The Streets of His City and Other Stories is one of those annoying books that is easier to nitpick for its flaws than to praise for its virtues; so let’s concentrate on the latter first. This is a fine funny-animal book. No reason is given for the setting to be a Renaissance European kingdom inhabited by talking animals (one of which, the raccoon, is strictly a New World animal), but it is a very good example of that type. Aalto bolsters the illusion with references to animal traits such as the sharp sense of smell, and frequent language like “tip-pawed” for tiptoed. The first and longest story does not feature any homosexuality, but the others are definitely for adult readers. Aalto successfully plays a tricky blending of two personalities/characters in two stories, Prince Natier’s languid aristocratic reality and Rivard, the street-wise common thief that he hopes to become; and Sirius’ two rabbit lovers, Alir and Kaarper. The four stories are connected smoothly; this book is really a novel disguised as a collection.
One of my criticisms of The Prince of Knaves was that Natier’s double life, as a palace nobleman all day and a street thief all night, would be unrealistically exhausting. Aalto deflects this criticism here with frequent mentions of, “After the long day he’d had, Natier didn’t think it possible, but he was no longer tired. A new, brisk energy permeated him.” (p. 27), and, “Again, Natier resisted the overwhelming urge to fall asleep.” (p. 39)
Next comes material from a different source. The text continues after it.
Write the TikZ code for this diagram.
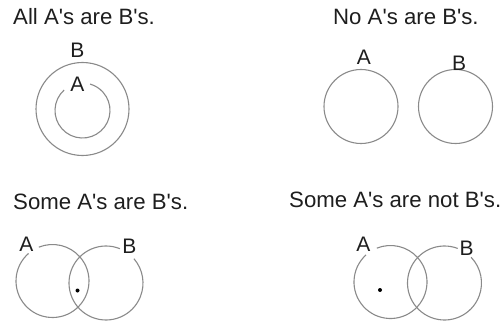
\documentclass[tikz,border=0pt]{standalone}
\usepackage{fontspec}
\setmainfont{Liberation Sans}
\definecolor{linegray}{HTML}{8A8A8A}
\definecolor{textdark}{HTML}{1E1E1E}
\newcommand{\apo}{\textquotesingle}
\tikzset{
  title/.style={anchor=base west, inner sep=0pt, text=textdark, font=\fontsize{22.2}{24}\selectfont},
  lbl/.style={anchor=base, inner sep=0pt, text=textdark, font=\fontsize{21}{22}\selectfont},
  ring/.style={draw=linegray, line width=1.1pt},
  spot/.style={fill=black}
}
\begin{document}
\begin{tikzpicture}[x=1pt,y=1pt]
\useasboundingbox (0,0) rectangle (504,322);
% titles
\node[title] (t1) at (13,297) {All A\apo s are B\apo s.};
\node[title] (t2) at (333,297) {No A\apo s are B\apo s.};
\node[title] (t3) at (13,113) {Some A\apo s are B\apo s.};
\node[title] (t4) at (289,114) {Some A\apo s are not B\apo s.};
% panel 1
\draw[ring] (82.5,213) circle[radius=46.5];
\draw[ring] ([shift={(132:27.5)}]82.5,211.5) arc[start angle=132,end angle=434,radius=27.5];
\node[lbl] (p1b) at (77.5,264) {B};
\node[lbl] (p1a) at (77.5,230) {A};
% panel 2
\draw[ring] (361,215.5) circle[radius=37];
\draw[ring] (455.5,215.5) circle[radius=37];
\node[lbl] (p2a) at (364,257) {A};
\node[lbl] (p2b) at (459,251) {B};
% panel 3
\draw[ring] ([shift={(131:36.5)}]52.5,41) arc[start angle=131,end angle=472,radius=36.5];
\draw[ring] ([shift={(68:37)}]106,39) arc[start angle=68,end angle=401,radius=37];
\fill[spot] (77.5,31.5) circle[radius=2];
\node[lbl] (p3a) at (26.5,71) {A};
\node[lbl] (p3b) at (129.5,69) {B};
% panel 4
\draw[ring] ([shift={(132:36.5)}]390.5,40) arc[start angle=132,end angle=472,radius=36.5];
\draw[ring] ([shift={(69:37)}]444.5,39) arc[start angle=69,end angle=404,radius=37];
\fill[spot] (380,32) circle[radius=2];
\node[lbl] (p4a) at (363.5,71) {A};
\node[lbl] (p4b) at (466.5,67) {B};
\end{tikzpicture}
\end{document}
Aalto also makes Natier’s double-life more plausible by hints of an irresistible personality urge:
If his father found out about his night-time activities, the consequences could be severe; he could even lose his inheritance. On the other paw, something about the adrenaline rush that came with being a thief felt simply indescribable. Rivard took another deep breath and approached the ledger. (p. 30)
Criticisms … Aside from the first-page off-stage mention of Natier’s mother, there is not a single female in the book. The all-male cast reduces this from an adult story to a boys’-adventure tale. Natier is moved from a room with his childhood toys to one without them, and suddenly he’s an adult overnight. His new room contains a forgotten Secret Passage that nobody else knows about, but which he stumbles across in about five minutes. His new night life as a member of the thieves’ guild seems about as dangerous as little boys playing pirate; it’s a shock when somebody actually gets killed. The cryptic mentions of the offstage mission on which Natier’s mother is killed are never explained. (Is Aalto saving this for another book?) Rabbit Valley’s proofreading is inconsistent, too. There are few misspellings, but the title varies between The Streets of His City and Streets of His City, and The Streets of His City and Other Stories and Streets of His City and Other Tales. There is no Table of Contents or running title heads on the pages, making it difficult for the reader to tell where one story ends and another begins.
The Streets of His City and Other Stories is not perfect, but its virtues far outweigh its defects. Unless you are put off by scenes of male homosexual romance, you should enjoy this book.